Based on the association of TSC with mental retardation, autism, seizure disorders, and neuropsychological problems, including long-term and working memory deficits, researchers have developed genetically engineered mice with a heterozygous inactivating mutation in the TSC2 gene (Tsc2+/− mice) that confer deficits in learning and memory [60–63]. Treatment of adult Tsc2+/− mice with rapamycin reversed not only the synaptic plasticity of the mice but also the behavioral deficits associated with TSC [60–63]. In other studies in these and other similarly genetically engineered mice, various rapalogs have reversed impaired social interaction and cognition [64]. These results have provided a biological basis for some of the cognitive deficits associated with TSC and a foundation for clinical evaluations of various rapalogs in human TSC [64].

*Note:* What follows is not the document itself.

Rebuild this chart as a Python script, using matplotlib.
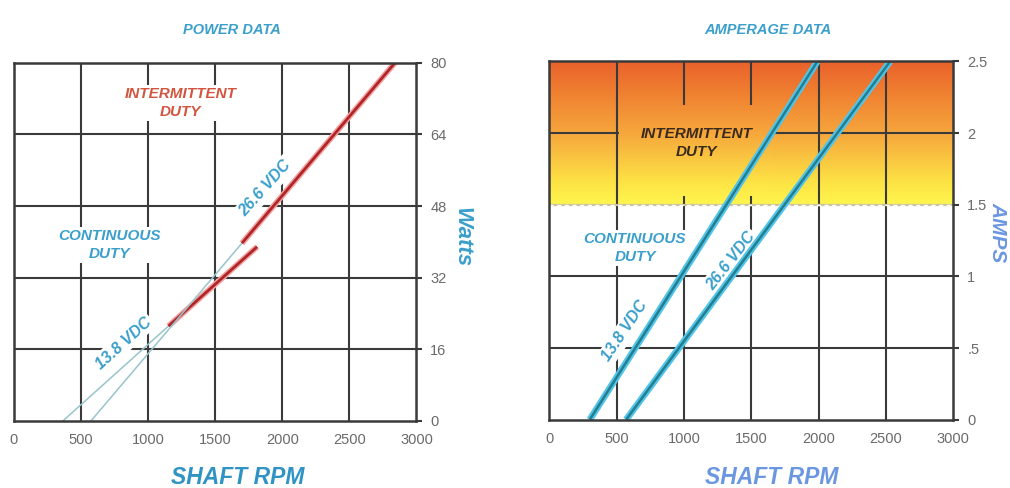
import numpy as np
import matplotlib
matplotlib.use("Agg")
import matplotlib.pyplot as plt
import matplotlib.patheffects as pe
from matplotlib.colors import LinearSegmentedColormap, Normalize

plt.rcParams['font.family'] = ['Liberation Sans', 'DejaVu Sans']

# ---- data ----
rpm_ticks = [0, 500, 1000, 1500, 2000, 2500, 3000]
watt_ticks = [0, 16, 32, 48, 64, 80]
amp_ticks = [0, 0.5, 1.0, 1.5, 2.0, 2.5]
amp_tick_labels = ['0', '.5', '1', '1.5', '2', '2.5']

# power curves: first segment is the faint extension, the rest is the rated range
p138_rpm = [366, 1153, 1813]
p138_watts = [0, 21.2, 38.9]
p266_rpm = [575, 1700, 2840]
p266_watts = [0, 39.7, 80]

# current curves
a138_rpm = [300, 1990]
a138_amps = [0, 2.5]
a266_rpm = [570, 2530]
a266_amps = [0, 2.5]

intermittent_amps = (1.5, 2.5)

BLUE = '#3a9fcb'
GRID = '#3a3a3a'
TICKC = '#6a6a6a'

fig = plt.figure(figsize=(10.10, 4.88), dpi=100)
ax1 = fig.add_axes([0.01356, 0.1373, 0.3988, 0.7342])
ax2 = fig.add_axes([0.5439, 0.1400, 0.4000, 0.7340])


def style_axes(ax, yticks, ylabels, ymax):
    ax.set_xlim(0, 3000)
    ax.set_ylim(0, ymax)
    ax.set_xticks(rpm_ticks)
    ax.set_xticklabels([str(t) for t in rpm_ticks])
    ax.set_yticks(yticks)
    ax.set_yticklabels(ylabels)
    ax.yaxis.tick_right()
    ax.tick_params(axis='x', length=0, pad=9, labelsize=10.5, labelcolor=TICKC)
    ax.tick_params(axis='y', length=4, width=1.5, color=GRID, pad=6,
                   labelsize=10.5, labelcolor=TICKC)
    for s in ax.spines.values():
        s.set_color(GRID)
        s.set_linewidth(1.8)
        s.set_zorder(5)


style_axes(ax1, watt_ticks, [str(t) for t in watt_ticks], 80)
style_axes(ax2, amp_ticks, amp_tick_labels, 2.5)

# ---- gridlines ----
for ax, yt in ((ax1, watt_ticks[1:-1]), (ax2, [0.5, 1.0, 2.0])):
    ax.vlines(rpm_ticks[1:-1], 0, 1, transform=ax.get_xaxis_transform(),
              color=GRID, lw=1.5, zorder=1)
    ax.hlines(yt, 0, 1, transform=ax.get_yaxis_transform(),
              color=GRID, lw=1.5, zorder=1)

# ---- intermittent band gradient ----
heat = LinearSegmentedColormap.from_list(
    'heat', [(0.0, '#fff64e'), (0.15, '#fde445'), (0.5, '#f6a63c'),
             (0.8, '#ef7d30'), (1.0, '#e9612b')])
hnorm = Normalize(*intermittent_amps)


def band(ax, x0, x1, y0, y1, z):
    vals = np.linspace(y0, y1, 256).reshape(-1, 1)
    ax.imshow(vals, cmap=heat, norm=hnorm, origin='lower', aspect='auto',
              extent=[x0, x1, y0, y1], zorder=z, interpolation='bilinear')


band(ax2, 0, 3000, intermittent_amps[0], intermittent_amps[1], 0)
# clear area behind the intermittent-duty caption
band(ax2, 520, 1650, 1.56, 2.19, 1.5)
ax2.axhline(intermittent_amps[0], color='#c9c29a', lw=1.6, zorder=1.6)
ax2.axhline(intermittent_amps[0], color='white', lw=1.0,
            ls=(0, (3, 2.5)), zorder=1.7)
ax2.set_xlim(0, 3000)
ax2.set_ylim(0, 2.5)

# ---- curves ----
red_fx = [pe.Stroke(linewidth=4.2, foreground='#f2a0a0'), pe.Normal()]
blue_fx = [pe.Stroke(linewidth=4.8, foreground='#52c4ea'), pe.Normal()]

for r, w in ((p138_rpm, p138_watts), (p266_rpm, p266_watts)):
    ax1.plot(r[:2], w[:2], color='#98c4cb', lw=1.1, zorder=4)
    ax1.plot(r[1:], w[1:], color='#b02628', lw=2.0, zorder=4,
             solid_capstyle='butt', path_effects=red_fx)

for r, a in ((a138_rpm, a138_amps), (a266_rpm, a266_amps)):
    ax2.plot(r, a, color='#237f8e', lw=1.8, zorder=4,
             solid_capstyle='butt', path_effects=blue_fx)

# ---- captions ----
cap = dict(fontweight='bold', style='italic', ha='center', va='center',
           linespacing=1.35, zorder=3)
wbox = dict(boxstyle='square,pad=0.15', fc='white', ec='none')

ax1.text(1241, 71, 'INTERMITTENT\nDUTY', color='#d2553f', fontsize=11,
         bbox=wbox, **cap)
ax1.text(711, 39.3, 'CONTINUOUS\nDUTY', color=BLUE, fontsize=11,
         bbox=wbox, **cap)
ax1.text(816, 17.4, '13.8 VDC', color=BLUE, fontsize=11.5, rotation=42,
         rotation_mode='anchor', bbox=wbox, **cap)
ax1.text(1875, 52, '26.6 VDC', color=BLUE, fontsize=11.5, rotation=48,
         rotation_mode='anchor', bbox=wbox, **cap)

ax2.text(1094, 1.93, 'INTERMITTENT\nDUTY', color='#3a2a1c', fontsize=11,
         **cap)
ax2.text(636, 1.20, 'CONTINUOUS\nDUTY', color=BLUE, fontsize=11,
         bbox=wbox, **cap)
ax2.text(561, 0.62, '13.8 VDC', color=BLUE, fontsize=11.5, rotation=56,
         rotation_mode='anchor', bbox=wbox, **cap)
ax2.text(1346, 1.11, '26.6 VDC', color=BLUE, fontsize=11.5, rotation=52,
         rotation_mode='anchor', bbox=wbox, **cap)

# ---- titles and axis names ----
def ftext(x, y, s, **kw):
    fig.text(x / 1010, 1 - y / 488, s, ha='center', va='center',
             fontweight='bold', style='italic', **kw)


ftext(232, 30, 'POWER DATA', color=BLUE, fontsize=10.5)
ftext(768, 30, 'AMPERAGE DATA', color=BLUE, fontsize=10.5)
ftext(238, 477, 'SHAFT RPM', color='#2f93c4', fontsize=16.5)
ftext(772, 477, 'SHAFT RPM', color='#6b97e0', fontsize=16.5)
ftext(462, 237, 'Watts', color=BLUE, fontsize=16, rotation=-90)
ftext(998, 232, 'AMPS', color='#6b97e0', fontsize=15, rotation=-90)

fig.savefig('out.png', dpi=100)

Although this book will principally focus on targeting mTOR/mTORC1 and related signaling elements in malignant diseases, it is clear that the rapalogs have demonstrated the potential to confer major clinical benefit in a wide range of malignant and nonmalignant diseases in just two decades since the discovery of the mechanism of rapamycin. In essence, the identification of rapamycin during the Easter Island expedition in 1964 serendipitously unraveled principal facets about the regulation of cell growth, nutrition, and energy utilization, which may have not been discovered otherwise, at least not for several decades. The serendipitous discovery of rapamycin coupled with highly concerted efforts to identify its target, mTOR, sometimes called the “master regulator,” has resulted in registration of rapamycin and several rapalogs worldwide to treat and prevent refractory cancer, as well as organ rejection following allogeneic transplantation (kidney, liver, heart), autoimmune disorders, and cardiac arterial restenosis, which, in total, affect millions of individuals worldwide each year.

The scope of this chapter is narrow relative to the profound clinical implications, many as of yet unknown, of modulating mTOR/mTORC1. Since mTOR/mTORC1 integrates input from upstream pathways, including insulin, growth factors, and amino acids; senses cellular nutrient, oxygen, and energy levels; and is dysregulated in many important pathological conditions, it is not inconceivable that the rapalogs and novel, versatile small molecule inhibitors of TORC1, TORC2, Akt, PI3K, among other related signaling elements, may be successful at modifying the fundamental pathology of many as of yet untreatable diseases. Further, it is not inconceivable that these agents may be useful for treating several age-associated diseases, including neurodegenerative diseases such as Alzheimer’s disease and Parkinson’s disease, and prevent the effects of premature aging [65–68]. In Alzheimer’s disease, for example, postmortem studies have revealed dysregulation in phosphatidylinositol-3,4,5-trisphosphate 3-phosphatase (PTEN), Akt, ribosomal protein S6 kinase beta-1 (S6K), and mTOR, and aberrant mTOR signaling appears to be closely related to the presence and decreased clearance of soluble amyloid and tau proteins, which aggregate and form two hallmarks of the disease, amyloid plaques and neurofibrillary tangles, respectively [69–73]. Lastly, with regard to aging, decreased TOR activity has been shown to increase lifespan in yeast, and rapamycin has been shown to increase lifespan in mice by several independent groups at the Jackson Laboratory, University of Texas Health Science Center (San Antonio), and the University of Michigan as will be discussed in a later chapter [74–78]. Putative mechanisms involve the role of mTOR in regulating essential nutrients, free radicals, and mitochondrial respiration, and autophagy, among others, but the precise mechanisms that account for these effects are far from clear. Nevertheless, the prospect for developing antiaging therapy that involves targeting mTOR/mTORC1 is not inconceivable [79].